Jessica Koravos corrects Mackintosh, says Phantom WILL return to the West End in its original version
Posted on 30 July 2020
The plot thickens. Jessica Koravos, president of Andrew Lloyd Webber's Really Useful Group, has provided a further explanation on the murky fate of The Phantom of the Opera in London's West End, stating that Cameron Mackintosh didn't mean to say that the show itself would be "permanently" closed. Read the full scoop below.
No, wait! He didn't mean that! Phantom to return to the London stage after all...
It's been a rough week for Phantom of the Opera fans. The whole West End was shook after Cameron Mackintosh stated in his Evening Standard article earlier this week that the show would "permanently" be shutting down.

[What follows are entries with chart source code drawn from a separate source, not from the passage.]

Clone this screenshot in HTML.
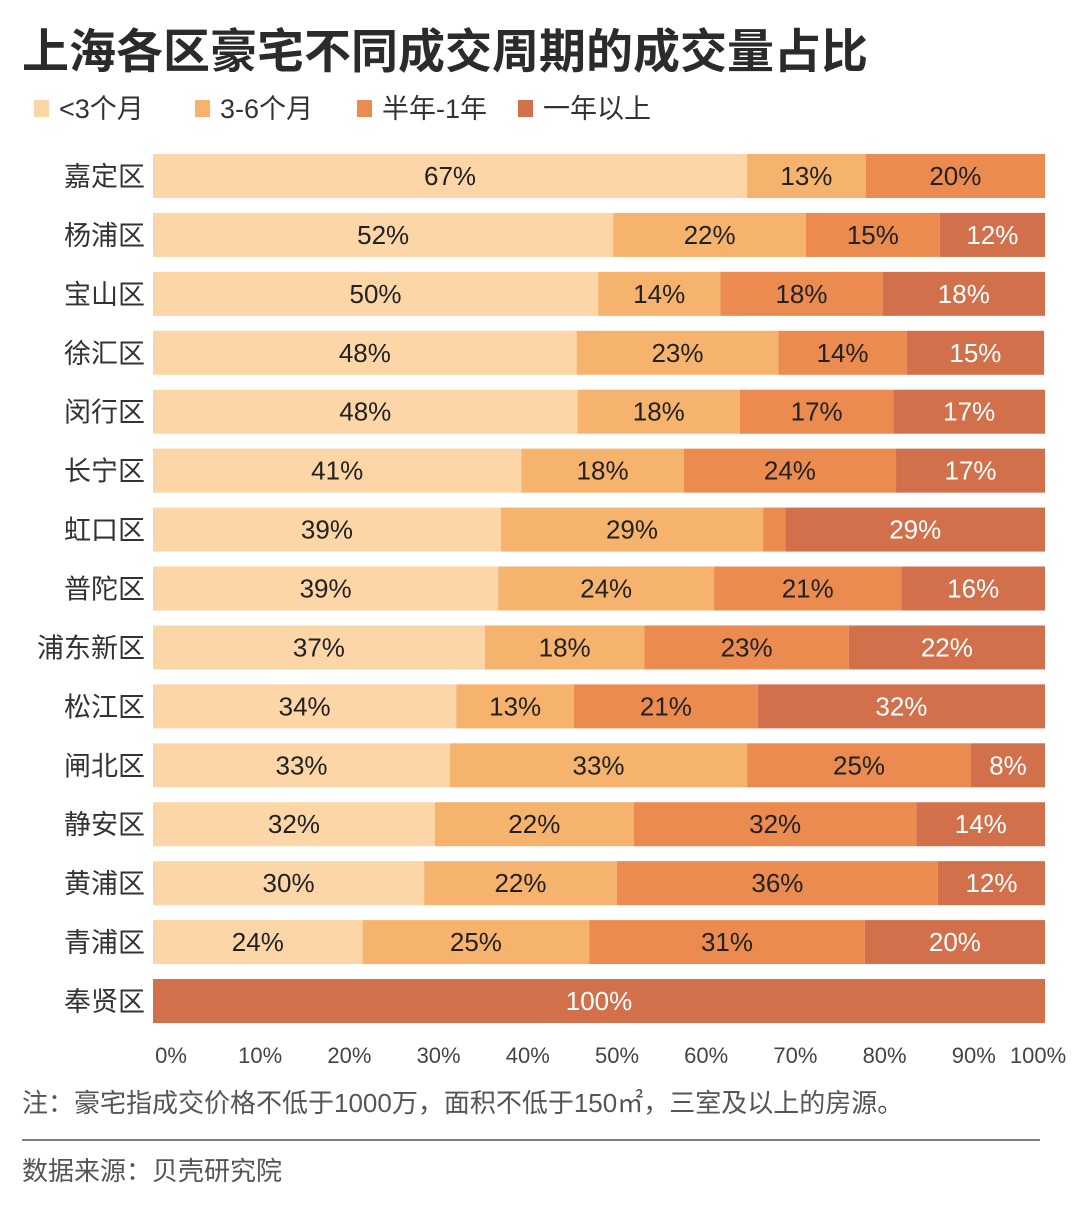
<!DOCTYPE html>
<html><head><meta charset="utf-8"><style>
body{margin:0;background:#fff;}
svg text{font-family:"Liberation Sans","Noto Sans CJK SC",sans-serif;}
</style></head><body>
<svg id="c" width="1080" height="1215" viewBox="0 0 1080 1215" xmlns="http://www.w3.org/2000/svg">
<text x="22" y="68" font-size="47" font-weight="bold" fill="#2b2b2b">上海各区豪宅不同成交周期的成交量占比</text>
<g id="legend"></g>
<g id="bars"></g>
<g id="xaxis"></g>
<text x="22" y="1112" font-size="26" fill="#555">注：豪宅指成交价格不低于1000万，面积不低于150㎡，三室及以上的房源。</text>
<line x1="22" y1="1140" x2="1040" y2="1140" stroke="#555" stroke-width="1.5"/>
<text x="22" y="1180" font-size="26" fill="#555">数据来源：贝壳研究院</text>
</svg>
<script>
const districts=["嘉定区","杨浦区","宝山区","徐汇区","闵行区","长宁区","虹口区","普陀区","浦东新区","松江区","闸北区","静安区","黄浦区","青浦区","奉贤区"];
const seriesNames=["<3个月","3-6个月","半年-1年","一年以上"];
const lt3m=[66.6,51.6,49.9,47.5,47.6,41.3,39,38.7,37.2,34,33.3,31.6,30.4,23.5,0];
const m3to6=[13.3,21.6,13.7,22.6,18.2,18.2,29.4,24.2,17.9,13.2,33.3,22.3,21.6,25.4,0];
const halfTo1y=[20.1,15,18.2,14.4,17.2,23.8,2.5,21,22.9,20.6,25.1,31.7,36,30.9,0];
const over1y=[0,11.8,18.2,15.4,17,16.7,29.1,16.1,22,32.2,8.3,14.4,12,20.2,100];
const xTicks=[0,10,20,30,40,50,60,70,80,90,100];
const colors=["#fdd6a8","#f6b36d","#ec8b4f","#d1704b"];
const NS="http://www.w3.org/2000/svg";
const X0=153,X1=1045,Y0=176,STEP=58.93,BH=44;
const x=v=>X0+(X1-X0)*v/100;
const y=i=>Y0+STEP*i;
function mk(tag,attrs,parent){const e=document.createElementNS(NS,tag);for(const k in attrs)e.setAttribute(k,attrs[k]);parent.appendChild(e);return e;}
const series=[lt3m,m3to6,halfTo1y,over1y];
const bars=document.getElementById('bars');
districts.forEach((d,i)=>{
  const t=mk('text',{x:145,y:y(i)+10,'font-size':27,fill:'#333','text-anchor':'end'},bars);
  t.textContent=d;
  
  
  let acc=0;
  series.forEach((s,k)=>{
    const v=s[i];
    if(v>0){
      const r=mk('rect',{x:x(acc),y:y(i)-BH/2,width:x(acc+v)-x(acc),height:BH,fill:colors[k]},bars);
      
      
      if(v>=5){
        const l=mk('text',{x:(x(acc)+x(acc+v))/2,y:y(i)+9,'font-size':26,fill:k==3?'#fff':'#222','text-anchor':'middle'},bars);
        l.textContent=Math.round(v)+'%';
        
        
      }
    }
    acc+=v;
  });
});
const xa=document.getElementById('xaxis');
xTicks.forEach(v=>{
  const t=mk('text',{x:Math.min(x(v)+18,1038),y:1063,'font-size':22,fill:'#444','text-anchor':'middle'},xa);
  t.textContent=v+'%';
  
  
});
const lg=document.getElementById('legend');
const lx=[34,195,357,518];
seriesNames.forEach((n,k)=>{
  const r=mk('rect',{x:lx[k],y:100,width:15,height:17,fill:colors[k]},lg);
  
  
  const t=mk('text',{x:lx[k]+25,y:118,'font-size':27,fill:'#333'},lg);
  t.textContent=n;
  
  
});
</script>
</body></html>
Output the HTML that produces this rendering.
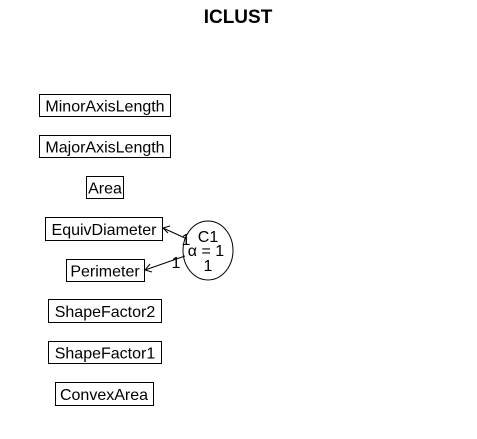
<!DOCTYPE html>
<html><head><style>body{margin:0;background:#fff}svg{display:block}text{font-family:"Liberation Sans",sans-serif}</style></head>
<body>
<svg width="477" height="439" viewBox="0 0 477 439" xmlns="http://www.w3.org/2000/svg">
<text x="238" y="23" font-size="19" font-weight="bold" text-anchor="middle">ICLUST</text>
<g fill="#fff" stroke="#000" stroke-width="1">
<rect x="39.5" y="94.5" width="131" height="22"/>
<rect x="39.5" y="135.5" width="131" height="22"/>
<rect x="86.5" y="176.5" width="37" height="22"/>
<rect x="45.5" y="217.5" width="117" height="23"/>
<rect x="66.5" y="259.5" width="78" height="22"/>
<rect x="48.5" y="299.5" width="113" height="23"/>
<rect x="48.5" y="341.5" width="113" height="22"/>
<rect x="55.5" y="382.5" width="98" height="23"/>
<ellipse cx="208" cy="250.5" rx="25" ry="29.5"/>
</g>
<g font-size="16" text-anchor="middle">
<text x="105" y="111.5">MinorAxisLength</text>
<text x="105" y="152.5">MajorAxisLength</text>
<text x="105" y="193.5">Area</text>
<text x="104" y="235">EquivDiameter</text>
<text x="105" y="276.5">Perimeter</text>
<text x="105" y="317">ShapeFactor2</text>
<text x="105" y="358.5">ShapeFactor1</text>
<text x="104" y="400">ConvexArea</text>
<text x="208" y="242">C1</text>
<text x="206" y="256">α = 1</text>
<text x="208" y="271">1</text>
<text x="186" y="245">1</text>
<text x="176" y="268">1</text>
</g>
<g stroke="#000" stroke-width="1" fill="none">
<line x1="185" y1="238" x2="163" y2="228"/>
<polyline points="170,226 163,228 168,233"/>
<line x1="185" y1="256" x2="145" y2="270"/>
<polyline points="150,264 145,270 152,272"/>
</g>
</svg>
</body></html>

It also didn't help that the musical's iconic chandelier was photographed being wheeled out of Her Majesty's Theatre, thereby adding fuel to the fire.
However, it didn't take long for Andrew Lloyd Webber to chime in and contradict Mackintosh's original statement. The next day, the musical's iconic composer took to Twitter to say: "As far as I'm concerned, Phantom will re-open as soon as is possible."
ALW (who recently was forced to postpone his new Cinderella musical starring Carrie Hope Fletcher due to the coronavirus pandemic) didn't specify which version fans would be getting for the show's return, which caused even former Phantom actor John Owen-Jones to speculate that a "leaner" version of the show would be the one to return.
Now, Jessica Koravos, has offered some more clarity on what exactly is going with Phantom. The president of Really Useful Group told The Stage today that Mackintosh's particular phrasing was not entirely correct and that what he actually meant to say was that "we have closed down the production entity" rather than shutting down the entire show.
She reassured fans of Phantom that when it returns, the show "will be the original version. It is not a new version of the show – it will be the original Phantom."
What will be different about Phantom of the Opera when it returns to the West End?
Koravos' statements do seem to line up with a recent press release published a few weeks ago by the production team that stated "a period of extended closure is urgently needed" in order to repair both Her Majesty's Theatre and the actual musical itself.
She also provided us with some more juicy details about the musical, revealing that "this will be the first Phantom production that happens completely without the involvement of Hal Prince" while still preserving what was originally in place.